BELL, David R., School of Earth and Space Exploration, Arizona State university, PO Box 871404, Tempe, AZ 85287-1404, david.r.bell@asu.edu

Volcanic rocks of the NVF vary widely in composition and style of emplacement. Isotopic and trace element data suggest that they were formed by the partial melting of pyroxene- and mica-rich veins or layers in the continental lithosphere beneath the Colorado Plateau. However, megacrysts in some of the NVF diatremes display isotopic and trace element characteristics of asthenospheric magmas.
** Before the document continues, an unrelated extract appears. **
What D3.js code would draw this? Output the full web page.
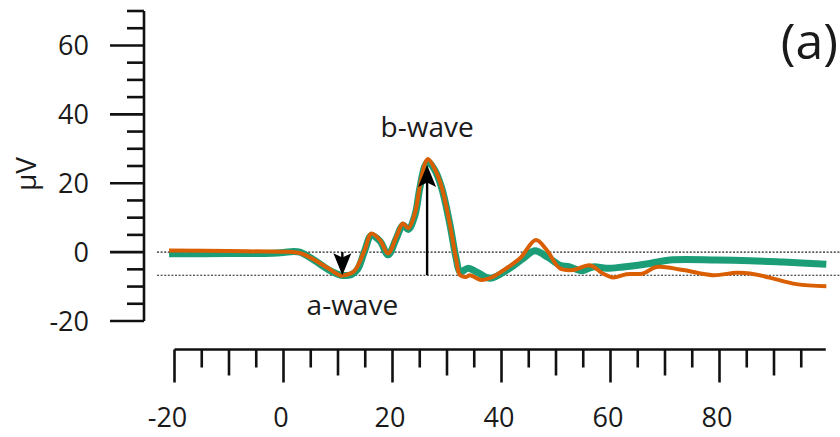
<!DOCTYPE html>
<html>
<head>
<meta charset="utf-8">
<script src="https://cdn.jsdelivr.net/npm/d3@7"></script>
<style>
  body { margin: 0; background: #fff; }
  text { font-family: "Open Sans", "Noto Sans", sans-serif; fill: #1a1a1a; }
</style>
</head>
<body>
<div id="chart"></div>
<script>
// time in ms, amplitude in µV
const greenT = [-21, -10, -2, 0, 1.8, 3, 5.1, 7, 8.8, 10.5, 12.5, 13.6, 14.9, 16.1, 17.7, 19.2, 20.7, 21.9, 22.9, 24.1, 25.0, 25.9, 26.5, 27.7, 29, 30.5, 31.7, 32.4, 33.9, 35.5, 37.9, 41.5, 44, 46.1, 48.5, 50.7, 52.5, 54.7, 56.8, 59.3, 62.3, 67.2, 70.9, 79.4, 85.6, 91.7, 99.6];
const greenV = [-0.5, -0.4, -0.3, -0.1, 0.2, 0.0, -1.8, -3.8, -5.6, -6.7, -6.5, -5.0, 0.4, 4.8, 3.2, -0.8, 4.0, 7.8, 6.6, 10.6, 18.5, 24.8, 26.2, 24.0, 18.8, 8.3, -2.0, -5.7, -4.7, -5.8, -7.6, -4.7, -1.8, 0.4, -1.5, -3.8, -4.3, -5.4, -4.3, -4.7, -4.3, -3.3, -2.3, -2.3, -2.5, -2.9, -3.5];

const orangeT = [-21, -10, 0, 1.8, 3.3, 5.7, 8.2, 10.3, 11.5, 13.0, 14.9, 16.1, 17.7, 19.2, 20.7, 21.9, 22.9, 24.1, 25.0, 25.9, 26.5, 27.7, 29, 30.5, 31.7, 32.4, 33.5, 34.2, 36.3, 38.5, 40.9, 43.4, 46.3, 48.3, 50.7, 53.1, 56.2, 58.6, 60.5, 62.9, 66, 68.4, 73.3, 78.8, 83.1, 85.6, 89.2, 94.1, 99.6];
const orangeV = [0.5, 0.3, 0.1, 0, -0.4, -2.3, -4.7, -6.7, -6.6, -5.5, 0.6, 5.4, 3.5, -0.4, 4.4, 8.3, 6.9, 11.2, 19, 25.4, 27.0, 24.3, 19, 8.3, -2.3, -6.7, -7.2, -6.7, -8.1, -7.1, -4.7, -1.8, 3.5, 0.6, -4.7, -5.2, -3.8, -6.2, -7.4, -6.4, -6.2, -4.3, -5.2, -6.7, -6.0, -6.2, -7.4, -9.3, -9.9];

const refLevels = [0, -6.7];
const xTickLabels = [-20, 0, 20, 40, 60, 80];
const yTickLabels = [-20, 0, 20, 40, 60];
const waveNames = ["a-wave", "b-wave"];
const waveT = [10.8, 26.35];
const waveFrom = [0, -6.7];
const waveTo = [-6.7, 25.3];

const width = 840, height = 437;

const x = d3.scaleLinear().domain([-20, 100]).range([174.5, 828.5]);
const y = d3.scaleLinear().domain([-20, 70]).range([321, 11]);

const svg = d3.select("#chart").append("svg")
  .attr("width", width).attr("height", height);

// dotted reference lines
svg.selectAll(".ref").data(refLevels).enter().append("line")
  .attr("x1", 157).attr("x2", width)
  .attr("y1", d => y(d)).attr("y2", d => y(d))
  .attr("stroke", "#222").attr("stroke-width", 1.1)
  .attr("stroke-dasharray", "2,1.6");

// y axis
const yTicks = d3.range(-20, 71, 5);
const yAxis = svg.append("g");
yAxis.append("line")
  .attr("x1", 144).attr("x2", 144)
  .attr("y1", y(-20)).attr("y2", y(70))
  .attr("stroke", "#111").attr("stroke-width", 2.6);
yAxis.selectAll(".yt").data(yTicks).enter().append("line")
  .attr("x1", d => d % 20 === 0 ? 110 : 127).attr("x2", 144)
  .attr("y1", d => y(d)).attr("y2", d => y(d))
  .attr("stroke", "#111").attr("stroke-width", 2.6);
yAxis.selectAll(".yl").data(yTickLabels).enter().append("text")
  .attr("x", 89).attr("y", d => y(d)).attr("dy", "0.36em")
  .attr("text-anchor", "end").attr("font-size", 27)
  .text(d => d);
svg.append("text")
  .attr("transform", `translate(36,${174}) rotate(-90)`)
  .attr("text-anchor", "middle").attr("font-size", 28)
  .text("µV");

// x axis
const xTicks = d3.range(-20, 96, 5);
const xAxis = svg.append("g");
const axY = 349.5;
xAxis.append("line")
  .attr("x1", x(-20)).attr("x2", x(99.5))
  .attr("y1", axY).attr("y2", axY)
  .attr("stroke", "#111").attr("stroke-width", 2.6);
xAxis.selectAll(".xt").data(xTicks).enter().append("line")
  .attr("x1", d => x(d)).attr("x2", d => x(d))
  .attr("y1", axY)
  .attr("y2", d => axY + (d % 20 === 0 ? 33 : d % 10 === 0 ? 26 : 18))
  .attr("stroke", "#111").attr("stroke-width", 2.6);
xAxis.selectAll(".xl").data(xTickLabels).enter().append("text")
  .attr("x", d => x(d) - (d < 0 ? 7 : 2.5)).attr("y", 427)
  .attr("text-anchor", "middle").attr("font-size", 27)
  .text(d => d);

// traces
const line = d3.line()
  .x(d => x(d[0])).y(d => y(d[1]))
  .curve(d3.curveCatmullRom.alpha(0.5));

const green = greenT.map((t, i) => [t, greenV[i]]);
const orange = orangeT.map((t, i) => [t, orangeV[i]]);

svg.append("path").datum(green)
  .attr("d", line).attr("fill", "none")
  .attr("stroke", "#1b9e77").attr("stroke-width", 7)
  .attr("stroke-linejoin", "round").attr("stroke-linecap", "butt");
svg.append("path").datum(orange)
  .attr("d", line).attr("fill", "none")
  .attr("stroke", "#d95f02").attr("stroke-width", 4)
  .attr("stroke-linejoin", "round").attr("stroke-linecap", "butt");

// arrows
waveT.forEach((t, i) => {
  const x0 = x(t), y0 = y(waveFrom[i]), y1 = y(waveTo[i]);
  const dir = y1 > y0 ? 1 : -1;
  const headLen = 22, headW = 9;
  svg.append("line")
    .attr("x1", x0).attr("x2", x0)
    .attr("y1", y0).attr("y2", y1 - dir * 12)
    .attr("stroke", "#000").attr("stroke-width", 2.4);
  svg.append("path")
    .attr("d", `M${x0},${y1} L${x0 - headW},${y1 - dir * headLen} L${x0},${y1 - dir * headLen * 0.8} L${x0 + headW},${y1 - dir * headLen} Z`)
    .attr("fill", "#000");
});

// labels
svg.append("text")
  .attr("x", x(waveT[0]) + 10).attr("y", 315)
  .attr("text-anchor", "middle").attr("font-size", 28)
  .text(waveNames[0]);
svg.append("text")
  .attr("x", x(waveT[1])).attr("y", 137)
  .attr("text-anchor", "middle").attr("font-size", 28)
  .text(waveNames[1]);

svg.append("text")
  .attr("x", 838).attr("y", 59)
  .attr("text-anchor", "end").attr("font-size", 50)
  .text("(a)");
</script>
</body>
</html>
Similar megacrysts occur abundantly in kimberlites, where they are demonstrably cognate with their host magmas, recording details of the early deep magmatic evolution, including temperature, depth, and wall-rock composition of the crystallization environment. In southern Africa these megacryst-derived parameters vary systematically with age and tectonic history of the lithosphere.

Megacrysts from The Thumb, a mafic minette diatreme in the NVF, display compositional variations analogous to those in southern African kimberlites, and are most similar to those from Proterozoic crustal provinces. Crystallization depths are in the range 90 – 140 km. However, whereas kimberlites and their included megacrysts are isotopically similar in Sr, Nd, Pb and Hf, those of The Thumb are not. This suggests that NVF magmas originated in the asthenosphere and acquired their chemical and isotopic characteristics by reaction with the lithosphere. The unusual reactivity of the lithosphere beneath the NVF is attributable to its straddling a Proterozoic continental suture zone containing abundant hydrous mafic and peridotitic enclaves, as evidenced by xenolith populations. The preferential rifting and magma emplacement along such sutures in continental Large Igneous Provinces implies that melting and assimilation of the lithospheric mélange in such zones could be a major source of trace element and isotopic enrichment seen in early stages of some flood basalt provinces.